─── Dataset excerpt ───

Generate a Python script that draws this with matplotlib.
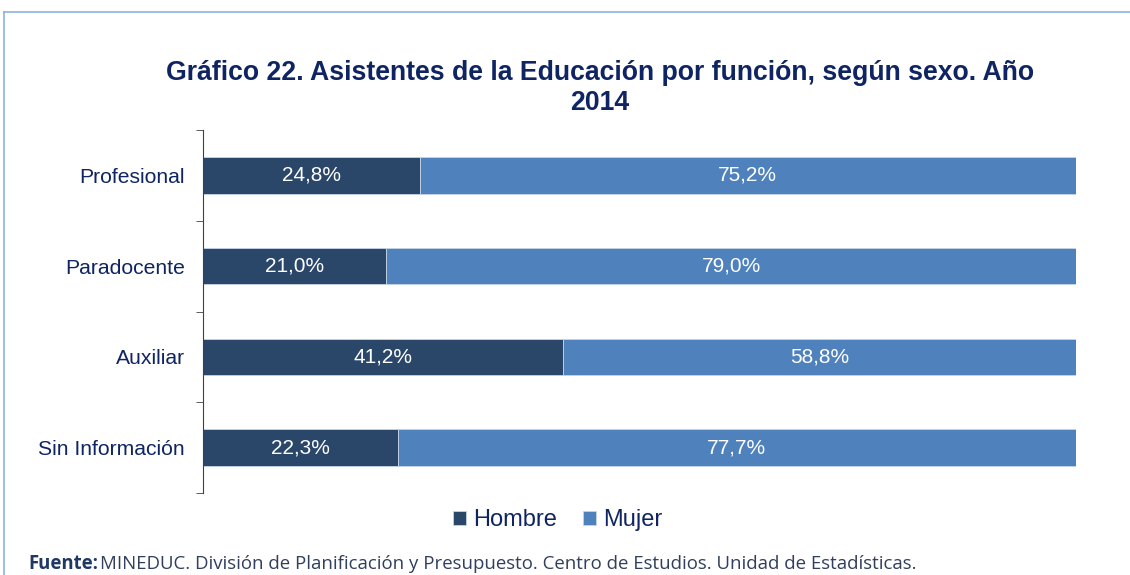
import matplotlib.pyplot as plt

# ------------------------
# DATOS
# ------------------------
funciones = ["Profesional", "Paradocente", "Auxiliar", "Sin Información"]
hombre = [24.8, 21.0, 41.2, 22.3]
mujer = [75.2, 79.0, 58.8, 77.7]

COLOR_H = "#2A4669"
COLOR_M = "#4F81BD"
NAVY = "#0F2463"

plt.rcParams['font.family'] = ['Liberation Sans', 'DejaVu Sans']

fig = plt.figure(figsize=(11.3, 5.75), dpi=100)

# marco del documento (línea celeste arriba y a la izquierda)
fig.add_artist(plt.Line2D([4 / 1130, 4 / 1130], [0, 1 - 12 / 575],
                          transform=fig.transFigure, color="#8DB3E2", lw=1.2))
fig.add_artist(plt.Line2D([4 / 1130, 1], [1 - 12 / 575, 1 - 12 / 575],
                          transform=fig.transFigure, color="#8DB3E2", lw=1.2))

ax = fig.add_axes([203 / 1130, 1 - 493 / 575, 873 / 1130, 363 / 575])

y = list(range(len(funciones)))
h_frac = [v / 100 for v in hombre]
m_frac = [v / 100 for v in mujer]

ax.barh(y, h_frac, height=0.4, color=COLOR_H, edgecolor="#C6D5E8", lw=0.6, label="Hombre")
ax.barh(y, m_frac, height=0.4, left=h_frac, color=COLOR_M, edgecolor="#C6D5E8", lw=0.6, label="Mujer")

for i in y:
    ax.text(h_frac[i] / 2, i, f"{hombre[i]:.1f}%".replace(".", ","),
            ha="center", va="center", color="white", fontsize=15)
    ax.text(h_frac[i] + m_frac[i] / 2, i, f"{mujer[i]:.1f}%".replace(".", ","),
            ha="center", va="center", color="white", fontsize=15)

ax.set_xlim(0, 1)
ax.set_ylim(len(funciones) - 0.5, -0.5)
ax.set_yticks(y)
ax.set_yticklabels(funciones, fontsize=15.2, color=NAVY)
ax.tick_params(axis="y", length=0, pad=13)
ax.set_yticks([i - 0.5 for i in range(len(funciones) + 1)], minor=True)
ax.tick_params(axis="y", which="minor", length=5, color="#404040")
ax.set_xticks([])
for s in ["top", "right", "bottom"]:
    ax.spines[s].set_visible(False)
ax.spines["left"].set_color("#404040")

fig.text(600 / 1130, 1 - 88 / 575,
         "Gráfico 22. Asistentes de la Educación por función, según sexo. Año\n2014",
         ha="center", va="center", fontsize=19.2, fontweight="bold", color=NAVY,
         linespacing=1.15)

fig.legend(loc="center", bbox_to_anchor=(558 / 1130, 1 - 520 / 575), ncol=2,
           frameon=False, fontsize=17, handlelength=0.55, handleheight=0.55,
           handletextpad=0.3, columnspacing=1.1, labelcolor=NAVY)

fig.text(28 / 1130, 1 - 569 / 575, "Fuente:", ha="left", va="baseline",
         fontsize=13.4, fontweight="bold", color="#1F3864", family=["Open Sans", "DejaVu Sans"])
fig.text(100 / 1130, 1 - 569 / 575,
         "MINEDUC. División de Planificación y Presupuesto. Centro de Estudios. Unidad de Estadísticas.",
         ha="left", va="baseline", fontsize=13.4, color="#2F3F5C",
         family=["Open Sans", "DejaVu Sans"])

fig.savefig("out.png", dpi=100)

───

Work instructions ::
Make an exact reproduction of the listing above, without any pictures.

Right answer ::
Generate a Python script that draws this with matplotlib.
import matplotlib.pyplot as plt

# ------------------------
# DATOS
# ------------------------
funciones = ["Profesional", "Paradocente", "Auxiliar", "Sin Información"]
hombre = [24.8, 21.0, 41.2, 22.3]
mujer = [75.2, 79.0, 58.8, 77.7]

COLOR_H = "#2A4669"
COLOR_M = "#4F81BD"
NAVY = "#0F2463"

plt.rcParams['font.family'] = ['Liberation Sans', 'DejaVu Sans']

fig = plt.figure(figsize=(11.3, 5.75), dpi=100)

# marco del documento (línea celeste arriba y a la izquierda)
fig.add_artist(plt.Line2D([4 / 1130, 4 / 1130], [0, 1 - 12 / 575],
                          transform=fig.transFigure, color="#8DB3E2", lw=1.2))
fig.add_artist(plt.Line2D([4 / 1130, 1], [1 - 12 / 575, 1 - 12 / 575],
                          transform=fig.transFigure, color="#8DB3E2", lw=1.2))

ax = fig.add_axes([203 / 1130, 1 - 493 / 575, 873 / 1130, 363 / 575])

y = list(range(len(funciones)))
h_frac = [v / 100 for v in hombre]
m_frac = [v / 100 for v in mujer]

ax.barh(y, h_frac, height=0.4, color=COLOR_H, edgecolor="#C6D5E8", lw=0.6, label="Hombre")
ax.barh(y, m_frac, height=0.4, left=h_frac, color=COLOR_M, edgecolor="#C6D5E8", lw=0.6, label="Mujer")

for i in y:
    ax.text(h_frac[i] / 2, i, f"{hombre[i]:.1f}%".replace(".", ","),
            ha="center", va="center", color="white", fontsize=15)
    ax.text(h_frac[i] + m_frac[i] / 2, i, f"{mujer[i]:.1f}%".replace(".", ","),
            ha="center", va="center", color="white", fontsize=15)

ax.set_xlim(0, 1)
ax.set_ylim(len(funciones) - 0.5, -0.5)
ax.set_yticks(y)
ax.set_yticklabels(funciones, fontsize=15.2, color=NAVY)
ax.tick_params(axis="y", length=0, pad=13)
ax.set_yticks([i - 0.5 for i in range(len(funciones) + 1)], minor=True)
ax.tick_params(axis="y", which="minor", length=5, color="#404040")
ax.set_xticks([])
for s in ["top", "right", "bottom"]:
    ax.spines[s].set_visible(False)
ax.spines["left"].set_color("#404040")

fig.text(600 / 1130, 1 - 88 / 575,
         "Gráfico 22. Asistentes de la Educación por función, según sexo. Año\n2014",
         ha="center", va="center", fontsize=19.2, fontweight="bold", color=NAVY,
         linespacing=1.15)

fig.legend(loc="center", bbox_to_anchor=(558 / 1130, 1 - 520 / 575), ncol=2,
           frameon=False, fontsize=17, handlelength=0.55, handleheight=0.55,
           handletextpad=0.3, columnspacing=1.1, labelcolor=NAVY)

fig.text(28 / 1130, 1 - 569 / 575, "Fuente:", ha="left", va="baseline",
         fontsize=13.4, fontweight="bold", color="#1F3864", family=["Open Sans", "DejaVu Sans"])
fig.text(100 / 1130, 1 - 569 / 575,
         "MINEDUC. División de Planificación y Presupuesto. Centro de Estudios. Unidad de Estadísticas.",
         ha="left", va="baseline", fontsize=13.4, color="#2F3F5C",
         family=["Open Sans", "DejaVu Sans"])

fig.savefig("out.png", dpi=100)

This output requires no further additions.